Code that draws figures:
■ ■ ■

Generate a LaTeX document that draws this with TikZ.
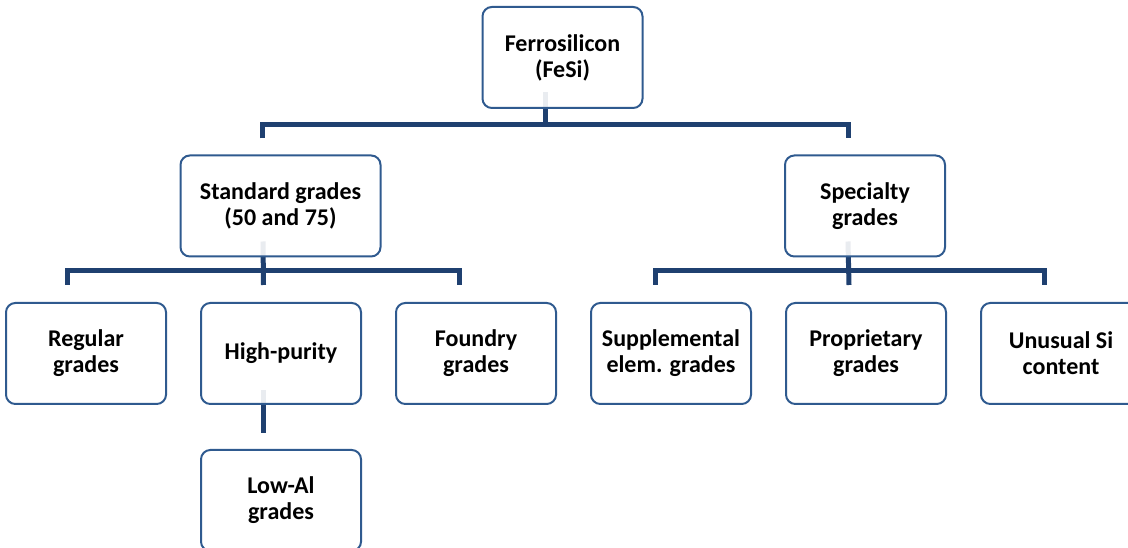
\documentclass[tikz,border=0pt]{standalone}
\usepackage{fontspec}
\setmainfont{Carlito}
\usepackage{tikz}
\usetikzlibrary{positioning, calc, backgrounds}
\definecolor{navy}{RGB}{31,64,112}
\definecolor{boxblue}{RGB}{47,90,143}
\tikzset{
  grade/.style={rectangle, rounded corners=7pt, draw=boxblue, line width=1.5pt,
                fill=white, fill opacity=0.9, text opacity=1,
                font=\fontsize{18}{19.5}\selectfont\bfseries,
                minimum width=#1, minimum height=75.75pt,
                inner sep=0pt, outer sep=0pt, align=center},
  grade/.default=120pt,
  conn/.style={navy, line width=3.75pt, line join=miter},
}

\begin{document}
\begin{tikzpicture}[x=0.75pt, y=-0.75pt, node distance=0pt and 26.25pt]
  \useasboundingbox (0,0) rectangle (1128,548);
  %% Level 1
  \node[grade] (fesi) at (562.5,57.5) {Ferrosilicon\\(FeSi)};
  \node[grade=150pt] (std) at (280.5,206) {Standard grades\\(50 and 75)};
  \node[grade] (spec) at (865,206) {Specialty\\grades};
  %% Level 2
  \node[grade] (reg) at (86,353.5) {Regular\\grades};
  \node[grade, right=of reg] (hp)   {High-purity};
  \node[grade, right=of hp]  (fdy)  {Foundry\\grades};
  \node[grade, right=of fdy] (sup)  {Supplemental\\elem. grades};
  \node[grade, right=of sup] (prop) {Proprietary\\grades};
  \node[grade, right=of prop](unu)  {Unusual Si\\content};
  %% Level 3
  \node[grade, below=34.5pt of hp] (lal) {Low-Al\\grades};
  \begin{scope}[on background layer]
    \draw[conn] ($(fesi.south)+(-17.5,-16)$) -- ++(0,32);
    \draw[conn] ($(std.north)+(-18.5,-17)$) -- ++(0,-14) -| ($(spec.north)+(-17,-17)$);
    \draw[conn] ($(std.south)+(-17.5,-15)$) -- ($(hp.north)+(-17.5,-18)$);
    \draw[conn] ($(reg.north)+(-19,-18)$) -- ++(0,-14) -| ($(fdy.north)+(-17,-18)$);
    \draw[conn] ($(spec.south)+(-17,-15)$) -- ($(prop.north)+(-17,-18)$);
    \draw[conn] ($(sup.north)+(-16,-18)$) -- ++(0,-14) -| ($(unu.north)+(-17,-18)$);
    \draw[conn] ($(hp.south)+(-18,-14)$) -- ($(lal.north)+(-18,-17)$);
  \end{scope}
\end{tikzpicture}
\end{document}
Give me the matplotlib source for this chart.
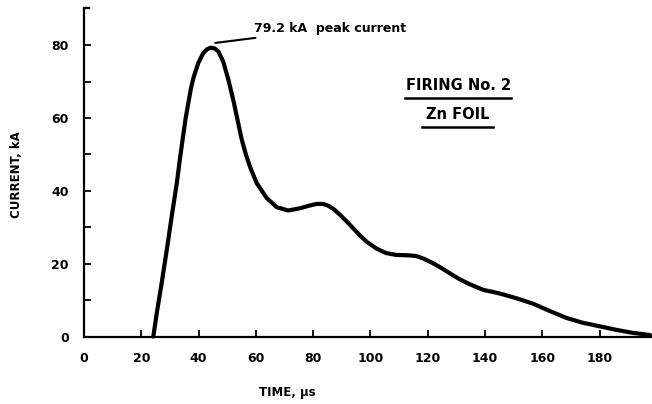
import numpy as np
import matplotlib.pyplot as plt

# data
time_us = [24.2, 25.4, 27.1, 28.9, 30.6, 32.4, 33.5, 34.5, 35.4, 36.4, 37.3, 38.2,
           39.9, 41.6, 43.0, 44.3, 45.6, 46.9, 48.6, 50.4, 52.1, 53.6, 55.0, 56.5,
           58.0, 60.3, 63.8, 67.3, 71.3, 75.4, 78.5, 81.2, 83.5, 85.3, 87.3, 89.4,
           91.7, 94.0, 96.4, 98.7, 102.2, 105.5, 109, 113, 116, 118.5, 121.9, 125,
           128, 131, 134.5, 139.4, 145.2, 151, 156.8, 162, 168.4, 174, 180, 186,
           191.6, 197.6]
current_kA = [0, 6.4, 14.6, 23.8, 32.9, 42.1, 48.8, 54.5, 59.5, 64.0, 68.0, 71.0,
              75.1, 77.8, 78.9, 79.3, 79.1, 78.3, 75.5, 70.5, 65.0, 59.5, 54.3, 50.0,
              46.5, 42.1, 38.0, 35.5, 34.6, 35.2, 35.9, 36.4, 36.4, 35.9, 34.9, 33.4,
              31.6, 29.7, 27.7, 26.0, 24.1, 22.9, 22.4, 22.3, 22.1, 21.4, 20.1, 18.7,
              17.2, 15.8, 14.4, 12.8, 11.8, 10.5, 9.0, 7.2, 5.1, 3.8, 2.8, 1.8,
              1.0, 0.4]

x_ticks = [0, 20, 40, 60, 80, 100, 120, 140, 160, 180]
y_ticks = [0, 20, 40, 60, 80]
y_minor = [10, 30, 50, 70]

plt.rcParams['font.family'] = ['DejaVu Sans']

fig = plt.figure(figsize=(6.52, 4.04), dpi=100)
ax = fig.add_axes([84 / 652, 67.5 / 404, 568 / 652, 328.5 / 404])

ax.plot(time_us, current_kA, color='black', linewidth=3.0,
        solid_joinstyle='round', solid_capstyle='round', clip_on=False)

ax.set_xlim(0, 198.3)
ax.set_ylim(0, 90.2)
ax.spines['top'].set_visible(False)
ax.spines['right'].set_visible(False)
ax.spines['left'].set_linewidth(1.6)
ax.spines['bottom'].set_linewidth(1.6)

ax.set_xticks(x_ticks)
ax.set_xticklabels([str(v) for v in x_ticks], fontsize=9, fontweight='bold')
ax.set_yticks(y_ticks)
ax.set_yticklabels([str(v) for v in y_ticks], fontsize=9, fontweight='bold')
ax.set_yticks(y_minor, minor=True)
ax.tick_params(axis='both', which='both', direction='in', width=1.3, length=5)
ax.tick_params(axis='x', pad=11)
ax.tick_params(axis='y', pad=11)

# top end of y axis has a small hook
ax.plot([0, 1.6], [90.2, 90.2], color='black', linewidth=1.6, clip_on=False)

ax.text(-23.4, 44.4, 'CURRENT, kA', rotation=90, fontsize=8.5, fontweight='bold',
        ha='center', va='center')
ax.text(71, -15.5, 'TIME, \u00b5s', fontsize=8.5, fontweight='bold',
        ha='center', va='center')

# peak annotation
ax.annotate('79.2 kA  peak current', xy=(45.8, 80.6), xytext=(59.3, 84.6),
            fontsize=9, fontweight='bold', va='center', ha='left',
            arrowprops=dict(arrowstyle='-', color='black', lw=1.5,
                            shrinkA=1, shrinkB=0))

# label block
ax.text(130.7, 68.9, 'FIRING No. 2', fontsize=10.5, fontweight='bold',
        ha='center', va='center')
ax.plot([112, 149.2], [65.6, 65.6], color='black', linewidth=1.8)
ax.text(130.5, 60.9, 'Zn FOIL', fontsize=10.5, fontweight='bold',
        ha='center', va='center')
ax.plot([118, 142.8], [57.6, 57.6], color='black', linewidth=1.8)

plt.savefig('out.png', dpi=100)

■ ■ ■

◆ What needs to be done:
Transcribe the whole listing exactly. Pictures are excluded.

◆ Worked solution:
Generate a LaTeX document that draws this with TikZ.
\documentclass[tikz,border=0pt]{standalone}
\usepackage{fontspec}
\setmainfont{Carlito}
\usepackage{tikz}
\usetikzlibrary{positioning, calc, backgrounds}
\definecolor{navy}{RGB}{31,64,112}
\definecolor{boxblue}{RGB}{47,90,143}
\tikzset{
  grade/.style={rectangle, rounded corners=7pt, draw=boxblue, line width=1.5pt,
                fill=white, fill opacity=0.9, text opacity=1,
                font=\fontsize{18}{19.5}\selectfont\bfseries,
                minimum width=#1, minimum height=75.75pt,
                inner sep=0pt, outer sep=0pt, align=center},
  grade/.default=120pt,
  conn/.style={navy, line width=3.75pt, line join=miter},
}

\begin{document}
\begin{tikzpicture}[x=0.75pt, y=-0.75pt, node distance=0pt and 26.25pt]
  \useasboundingbox (0,0) rectangle (1128,548);
  %% Level 1
  \node[grade] (fesi) at (562.5,57.5) {Ferrosilicon\\(FeSi)};
  \node[grade=150pt] (std) at (280.5,206) {Standard grades\\(50 and 75)};
  \node[grade] (spec) at (865,206) {Specialty\\grades};
  %% Level 2
  \node[grade] (reg) at (86,353.5) {Regular\\grades};
  \node[grade, right=of reg] (hp)   {High-purity};
  \node[grade, right=of hp]  (fdy)  {Foundry\\grades};
  \node[grade, right=of fdy] (sup)  {Supplemental\\elem. grades};
  \node[grade, right=of sup] (prop) {Proprietary\\grades};
  \node[grade, right=of prop](unu)  {Unusual Si\\content};
  %% Level 3
  \node[grade, below=34.5pt of hp] (lal) {Low-Al\\grades};
  \begin{scope}[on background layer]
    \draw[conn] ($(fesi.south)+(-17.5,-16)$) -- ++(0,32);
    \draw[conn] ($(std.north)+(-18.5,-17)$) -- ++(0,-14) -| ($(spec.north)+(-17,-17)$);
    \draw[conn] ($(std.south)+(-17.5,-15)$) -- ($(hp.north)+(-17.5,-18)$);
    \draw[conn] ($(reg.north)+(-19,-18)$) -- ++(0,-14) -| ($(fdy.north)+(-17,-18)$);
    \draw[conn] ($(spec.south)+(-17,-15)$) -- ($(prop.north)+(-17,-18)$);
    \draw[conn] ($(sup.north)+(-16,-18)$) -- ++(0,-14) -| ($(unu.north)+(-17,-18)$);
    \draw[conn] ($(hp.south)+(-18,-14)$) -- ($(lal.north)+(-18,-17)$);
  \end{scope}
\end{tikzpicture}
\end{document}
Give me the matplotlib source for this chart.
import numpy as np
import matplotlib.pyplot as plt

# data
time_us = [24.2, 25.4, 27.1, 28.9, 30.6, 32.4, 33.5, 34.5, 35.4, 36.4, 37.3, 38.2,
           39.9, 41.6, 43.0, 44.3, 45.6, 46.9, 48.6, 50.4, 52.1, 53.6, 55.0, 56.5,
           58.0, 60.3, 63.8, 67.3, 71.3, 75.4, 78.5, 81.2, 83.5, 85.3, 87.3, 89.4,
           91.7, 94.0, 96.4, 98.7, 102.2, 105.5, 109, 113, 116, 118.5, 121.9, 125,
           128, 131, 134.5, 139.4, 145.2, 151, 156.8, 162, 168.4, 174, 180, 186,
           191.6, 197.6]
current_kA = [0, 6.4, 14.6, 23.8, 32.9, 42.1, 48.8, 54.5, 59.5, 64.0, 68.0, 71.0,
              75.1, 77.8, 78.9, 79.3, 79.1, 78.3, 75.5, 70.5, 65.0, 59.5, 54.3, 50.0,
              46.5, 42.1, 38.0, 35.5, 34.6, 35.2, 35.9, 36.4, 36.4, 35.9, 34.9, 33.4,
              31.6, 29.7, 27.7, 26.0, 24.1, 22.9, 22.4, 22.3, 22.1, 21.4, 20.1, 18.7,
              17.2, 15.8, 14.4, 12.8, 11.8, 10.5, 9.0, 7.2, 5.1, 3.8, 2.8, 1.8,
              1.0, 0.4]

x_ticks = [0, 20, 40, 60, 80, 100, 120, 140, 160, 180]
y_ticks = [0, 20, 40, 60, 80]
y_minor = [10, 30, 50, 70]

plt.rcParams['font.family'] = ['DejaVu Sans']

fig = plt.figure(figsize=(6.52, 4.04), dpi=100)
ax = fig.add_axes([84 / 652, 67.5 / 404, 568 / 652, 328.5 / 404])

ax.plot(time_us, current_kA, color='black', linewidth=3.0,
        solid_joinstyle='round', solid_capstyle='round', clip_on=False)

ax.set_xlim(0, 198.3)
ax.set_ylim(0, 90.2)
ax.spines['top'].set_visible(False)
ax.spines['right'].set_visible(False)
ax.spines['left'].set_linewidth(1.6)
ax.spines['bottom'].set_linewidth(1.6)

ax.set_xticks(x_ticks)
ax.set_xticklabels([str(v) for v in x_ticks], fontsize=9, fontweight='bold')
ax.set_yticks(y_ticks)
ax.set_yticklabels([str(v) for v in y_ticks], fontsize=9, fontweight='bold')
ax.set_yticks(y_minor, minor=True)
ax.tick_params(axis='both', which='both', direction='in', width=1.3, length=5)
ax.tick_params(axis='x', pad=11)
ax.tick_params(axis='y', pad=11)

# top end of y axis has a small hook
ax.plot([0, 1.6], [90.2, 90.2], color='black', linewidth=1.6, clip_on=False)

ax.text(-23.4, 44.4, 'CURRENT, kA', rotation=90, fontsize=8.5, fontweight='bold',
        ha='center', va='center')
ax.text(71, -15.5, 'TIME, \u00b5s', fontsize=8.5, fontweight='bold',
        ha='center', va='center')

# peak annotation
ax.annotate('79.2 kA  peak current', xy=(45.8, 80.6), xytext=(59.3, 84.6),
            fontsize=9, fontweight='bold', va='center', ha='left',
            arrowprops=dict(arrowstyle='-', color='black', lw=1.5,
                            shrinkA=1, shrinkB=0))

# label block
ax.text(130.7, 68.9, 'FIRING No. 2', fontsize=10.5, fontweight='bold',
        ha='center', va='center')
ax.plot([112, 149.2], [65.6, 65.6], color='black', linewidth=1.8)
ax.text(130.5, 60.9, 'Zn FOIL', fontsize=10.5, fontweight='bold',
        ha='center', va='center')
ax.plot([118, 142.8], [57.6, 57.6], color='black', linewidth=1.8)

plt.savefig('out.png', dpi=100)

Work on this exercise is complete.